If confirmed, Clyburn would fill the Democratic seat being vacated by Democrat Jonathan Adelstein, who has been tapped to run the Agriculture Department’s Rural Utility Service. She would also fill a seat on the FCC that is by custom occupied by a state-level commissioner, previously Republican Deborah Taylor Tate, who was a director of the Tennessee Regulatory Authority before serving on the FCC during the Bush administration.
Clyburn, the daughter of House Majority Whip James Clyburn, D-S.C., was first elected to the South Carolina Public Service Commission in 1998. South Carolina PSC members are elected officials who serve four year, staggered terms.
Clyburn has also been in charge of the National Association of Regulatory Utility Commissioners’ Washington Action Program for the past three years, coordinating lobbying efforts by state utility commissioners.
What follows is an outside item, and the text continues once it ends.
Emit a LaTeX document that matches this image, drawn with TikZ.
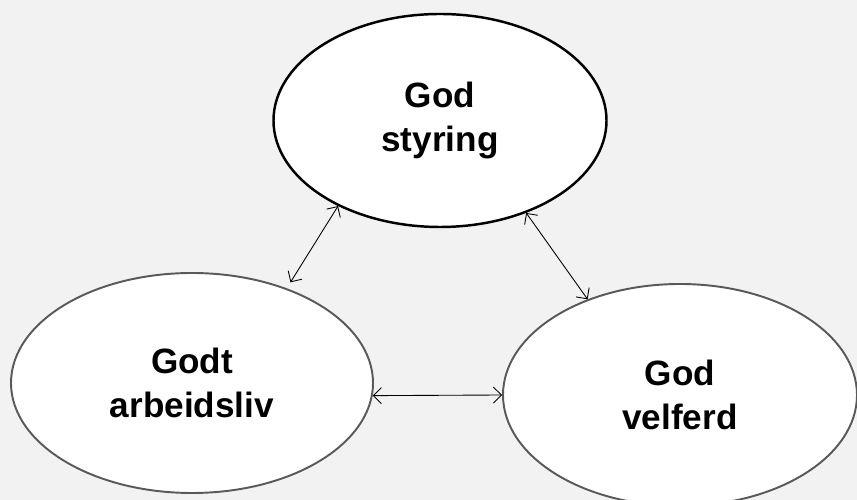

Acting FCC Chairman Michael Copps hailed the White House announcement of Clyburn, calling her “an excellent choice” to join the commission. “The experience she brings…will be an invaluable asset as we address the many challenges and opportunities that are before us,” he said.
“Senator [Jay] Rockefeller believes Mignon Clyburn will bring to this position an important rural state-based perspective and an understanding of the federal-state dynamic on regulatory issues,” said a spokesman for Rockefeller, chairman of the Senate Commerce Committee. “The Committee’s intent is to move expeditiously to consider all pending nominees as soon as their paperwork is ready.”
Industry reactions to the announcement were universally positive.
National Cable and Telecommunications Association CEO Kyle McSlarrow said Clyburn “brings an insightful and pragmatic perspective to the complex policy issues that the FCC is tackling in today’s dynamic telecommunications environment.” Her experience at NARUC will make her “an invaluable asset,” he added.
Clyburn’s state-level experience was also invoked by American Cable Association president Matt Polka. “We look forward to working with [Clyburn] on a host of issues,” he said, “including efforts to extend broadband further into unserved areas and boosting download speeds in underserved communities.”
And Sprint Nextel Corp. spokesman John Taylor said Clyburn “would bring experience, deep policy understanding and the perspective of a state utility commissioner to the FCC.”
“Ms. Clyburn’s knowledge of the telecommunications industry and her extensive background and experience in regulatory policy make her an excellent choice for this important post at the FCC,” said Steve Largent, CEO of CTIA – The Wireless Association.
Other state commissioners were similarly pleased with the announcement. D.C. Public Services Commission Chairman Betty Ann Kane, who serves alongside Clyburn on the NARUC telecommunications committee, said in an e-mail that she was “delighted,” touting Clyburn as being “familiar with the important role that states have in implementing telecommunications, including broadband access for all segments of the community.”
“I look forward to having an experienced colleague with a strong voice for the states on the Commission,” said Kane.
NARUC communications director Rob Thornmeyer said Clyburn would be missed by her peers, but they look forward to working with her in her new role. Clyburn is “a good fit for the job who knows the issues well,” he said.
And when asked about his daughter’s latest job offer, the elder Rep. Clyburn declined to make any policy related judgments, instead offering fatherly praise: “She is very competent and accomplished,” he said, “someone of whom I am very proud.”